Teamsters represents approximately 10,000 workers, who work as locomotive engineers, conductors, train and yard workers, and rail traffic controllers at CN and CPKC. The main points of contention for the workers appear to be scheduling, work hours, and fatigue management.
The shutdown and lockout threatened to cause significant economic consequences in Canada and supply chain disruptions in the U.S. Even before the shutdown on August 22, CN and CPKC, and some of their U.S. competitors, had begun refusing cross-border cargo that would rely on CN and CPKC networks. On August 14, 2024, the Board issued a press release, stating that it is “actively monitoring the potential for a rail labor strike in Canada,” and that it is “aware that embargoes related to the potential strike have been issued and that the scope of the embargoes could expand in the coming days.”
Less than 17 hours after almost all rail freight traffic in Canada came to a standstill, the Canadian government directed a labor board to end the shutdown and ordered arbitration. At a news conference, Canada’s labor minister, Steve MacKinnon, stated that he had told the Canada Industrial Relations Board (CIRB) to formally order the railroads to restart service and to extend the contracts between Teamsters and the railroads. He stated that he expected rail service to resume within days.
Two days later, CIRB issued a decision ordering rail employees back to work and imposing binding arbitration on the parties, beginning August 29, 2024. In response, Teamsters announced that it would comply with the board’s decision but that it planned to appeal the ruling in court.

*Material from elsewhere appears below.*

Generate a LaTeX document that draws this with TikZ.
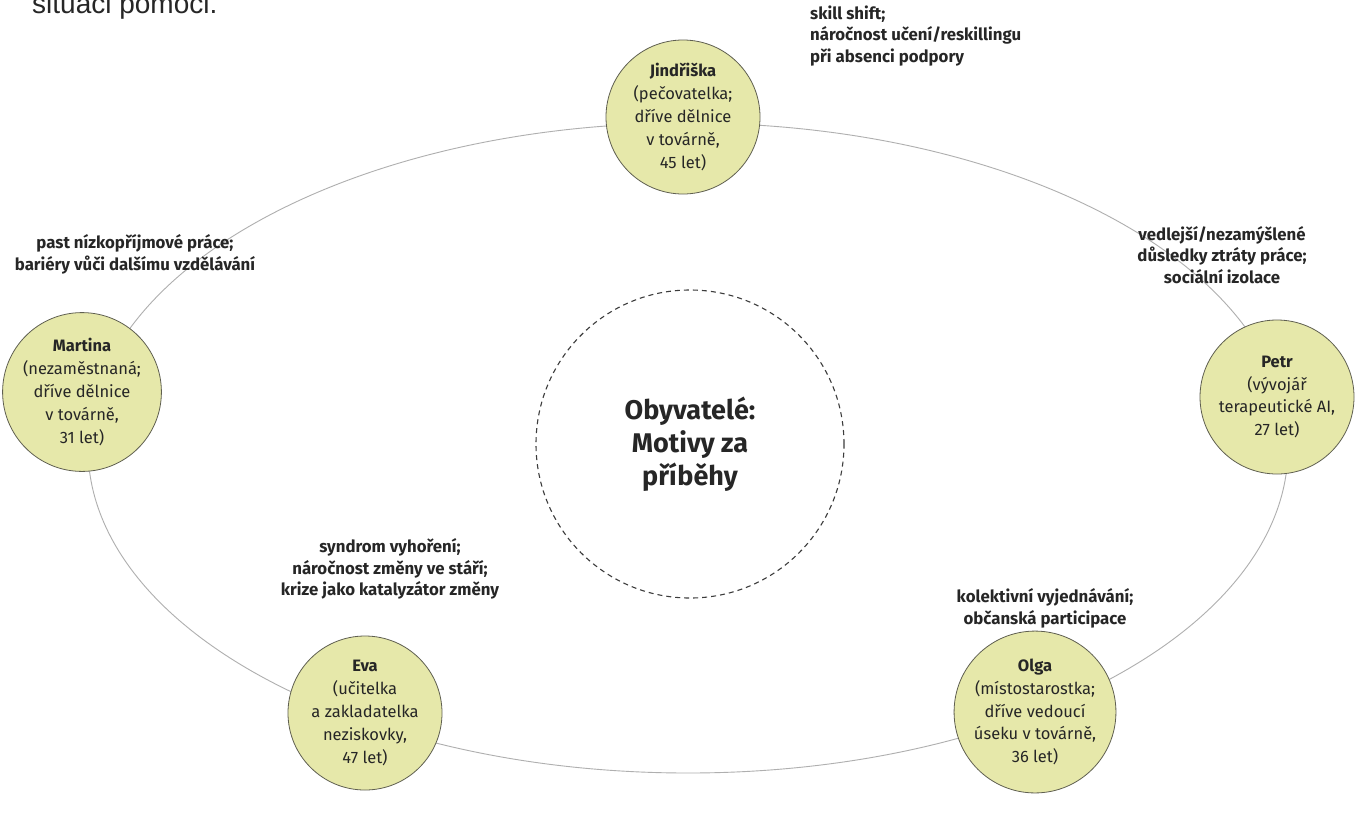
\documentclass[tikz,border=0pt]{standalone}
\usepackage{fontspec}
\setmainfont{Fira Sans}
\newfontfamily\headfont{Liberation Sans}
\definecolor{circfill}{RGB}{230,232,170}
\definecolor{circedge}{RGB}{95,95,80}
\definecolor{ringcol}{RGB}{175,175,175}
\definecolor{txt}{RGB}{38,38,38}
\definecolor{hubedge}{RGB}{60,60,60}
\begin{document}
\begin{tikzpicture}[x=1pt,y=-1pt,
  person/.style={circle, draw=circedge, line width=0.8pt, fill=circfill,
    minimum size=154pt, inner sep=0pt, align=center, text=txt,
    font=\fontsize{16.5pt}{22.8pt}\selectfont},
  motive/.style={inner sep=0pt, text=txt,
    font=\fontsize{16.8pt}{21.8pt}\selectfont\bfseries},
  hub/.style={circle, draw=hubedge, line width=1.1pt, dash pattern=on 5pt off 4pt,
    minimum size=308pt, inner sep=0pt, align=center, text=txt,
    font=\fontsize{27pt}{33pt}\selectfont\bfseries},
  ring/.style={draw=ringcol, line width=0.9pt}]
\useasboundingbox (0,0) rectangle (1372,825);
\fill[white] (0,0) rectangle (1372,825);

% cut-off text at top
\node[anchor=base west, inner sep=0pt, text=txt,
  font=\headfont\fontsize{28pt}{30pt}\selectfont] (hdr) at (32,13) {situaci pomoci.};

% ring
\coordinate (ringc) at (688,448);
\draw[ring] (ringc) ellipse [x radius=600pt, y radius=325pt];

% hub
\node[hub] (hub) at (690,444) {Obyvatelé:\\Motivy za\\příběhy};

% persons
\node[person] (jin) at (683,117) {\textbf{Jindřiška}\\(pečovatelka;\\dříve dělnice\\v továrně,\\45 let)};
\node[person] (mar) at (82,392) {\textbf{Martina}\\(nezaměstnaná;\\dříve dělnice\\v továrně,\\31 let)};
\node[person] (pet) at (1277,397) {\textbf{Petr}\\(vývojář\\terapeutické AI,\\27 let)};
\node[person] (eva) at (365,713) {\textbf{Eva}\\(učitelka\\a zakladatelka\\neziskovky,\\47 let)};
\node[person] (olg) at (1035,712) {\textbf{Olga}\\(místostarostka;\\dříve vedoucí\\úseku v továrně,\\36 let)};

% motives
\node[motive, anchor=west, align=left] (mjin) at (810,36) {skill shift;\\náročnost učení/reskillingu\\při absenci podpory};
\node[motive, align=center] (mpet) at (1222,255) {vedlejší/nezamýšlené\\důsledky ztráty práce;\\sociální izolace};
\node[motive, align=center] (mmar) at (135,254) {past nízkopříjmové práce;\\bariéry vůči dalšímu vzdělávání};
\node[motive, align=center] (meva) at (390,569) {syndrom vyhoření;\\náročnost změny ve stáří;\\krize jako katalyzátor změny};
\node[motive, align=center] (molg) at (1045,608) {kolektivní vyjednávání;\\občanská participace};
\end{tikzpicture}
\end{document}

On August 29, 2024, Teamsters filed multiple, separate appeals with the Federal Court of Appeal, seeking a judicial order quashing the labor minister's directives and the labor tribunal's decisions. Teamsters is arguing that the labor minister’s directives to the board were beyond the power of his jurisdiction, and that the directives and board decisions breached the union’s freedom of association enshrined in the Charter of Rights and Freedoms.